Article 3. Obligations Of Employee of California Labor Code >> Division 3. >> Chapter 2. >> Article 3.

One who, without consideration, undertakes to do a service for another, is not bound to perform the same but if he actually enters upon its performance, he shall use at least slight care and diligence therein.
One who, by his own special request, induces another to intrust him with the performance of a service, shall perform the same fully. In other cases, one who undertakes a gratuitous service may relinquish it at any time.
A gratuitous employee, who accepts a written power of attorney, shall act under it so long as it remains in force, or until he gives notice to his employer that he will not do so.
One who is employed at his own request to do that which is more for his own advantage than for that of his employer, shall use great care and diligence therein to protect the interest of the employer.
One who, for a good consideration, agrees to serve another, shall perform the service, and shall use ordinary care and diligence therein, so long as he is thus employed.
(a) Except as otherwise provided in subdivision (b), a contract to render personal service, other than a contract of apprenticeship as provided in Chapter 4 (commencing with Section 3070), may not be enforced against the employee beyond seven years from the commencement of service under it. Any contract, otherwise valid, to perform or render service of a special, unique, unusual, extraordinary, or intellectual character, which gives it peculiar value and the loss of which cannot be reasonably or adequately compensated in damages in an action at law, may nevertheless be enforced against the person contracting to render the service, for a term not to exceed seven years from the commencement of service under it. If the employee voluntarily continues to serve under it beyond that time, the contract may be referred to as affording a presumptive measure of the compensation.
  (b) Notwithstanding subdivision (a):
  (1) Any employee who is a party to a contract to render personal service in the production of phonorecords in which sounds are first fixed, as defined in Section 101 of Title 17 of the United States Code, may not invoke the provisions of subdivision (a) without first giving written notice to the employer in accordance with Section 1020 of the Code of Civil Procedure, specifying that the employee from and after a future date certain specified in the notice will no longer render service under the contract by reason of subdivision (a).
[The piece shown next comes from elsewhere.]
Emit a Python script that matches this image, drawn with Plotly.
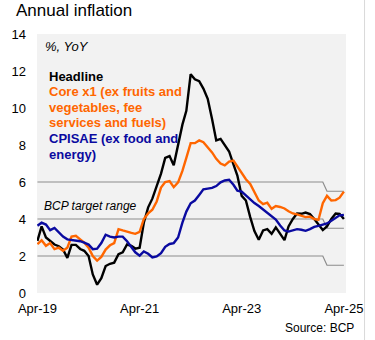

  (2) Any party to a contract described in paragraph (1) shall have the right to recover damages for a breach of the contract occurring during its term in an action commenced during or after its term, but within the applicable period prescribed by law.
  (3) If a party to a contract described in paragraph (1) is, or could contractually be, required to render personal service in the production of a specified quantity of the phonorecords and fails to render all of the required service prior to the date specified in the notice provided in paragraph (1), the party damaged by the failure shall have the right to recover damages for each phonorecord as to which that party has failed to render service in an action that, notwithstanding paragraph (2), shall be commenced within 45 days after the date specified in the notice.
An employee shall substantially comply with all the directions of his employer concerning the service on which he is engaged, except where such obedience is impossible or unlawful, or would impose new and unreasonable burdens upon the employee.
An employee shall perform his service in conformity to the usage of the place of performance, unless otherwise directed by his employer, or unless it is impracticable or manifestly injurious to his employer to do so.
An employee is bound to exercise a reasonable degree of skill, unless his employer has notice, before employing him, of his want of skill.
An employee is always bound to use such skill as he possesses, so far as the same is required, for the service specified.
Everything which an employee acquires by virtue of his employment, except the compensation which is due to him from his employer, belongs to the employer, whether acquired lawfully or unlawfully, or during or after the expiration of the term of his employment.
An employee shall, on demand, render to his employer just accounts of all his transactions in the course of his service, as often as is reasonable, and shall, without demand, give prompt notice to his employer of everything which he receives for the account of the employer.
An employee who receives anything on account of his employer, in any capacity other than that of a mere servant, is not bound to deliver it to the employer until demanded, and is not at liberty to send it to the employer from a distance, without demand, in any mode involving greater risk than its retention by the employee himself.
An employee who has any business to transact on his own account, similar to that intrusted to him by his employer, shall always give the preference to the business of the employer.
An employee who is expressly authorized to employ a substitute is liable to his principal only for want of ordinary care in his selection. The substitute is directly responsible to the principal.
An employee who is guilty of a culpable degree of negligence is liable to his employer for the damage thereby caused to the employer. The employer is liable to the employee if the service is not gratuitous, for the value of the services only as are properly rendered.
Where service is to be rendered by two or more persons jointly, and one of them dies, the survivor shall act alone, if the service to be rendered is such as he can rightly perform without the aid of the deceased person, but not otherwise.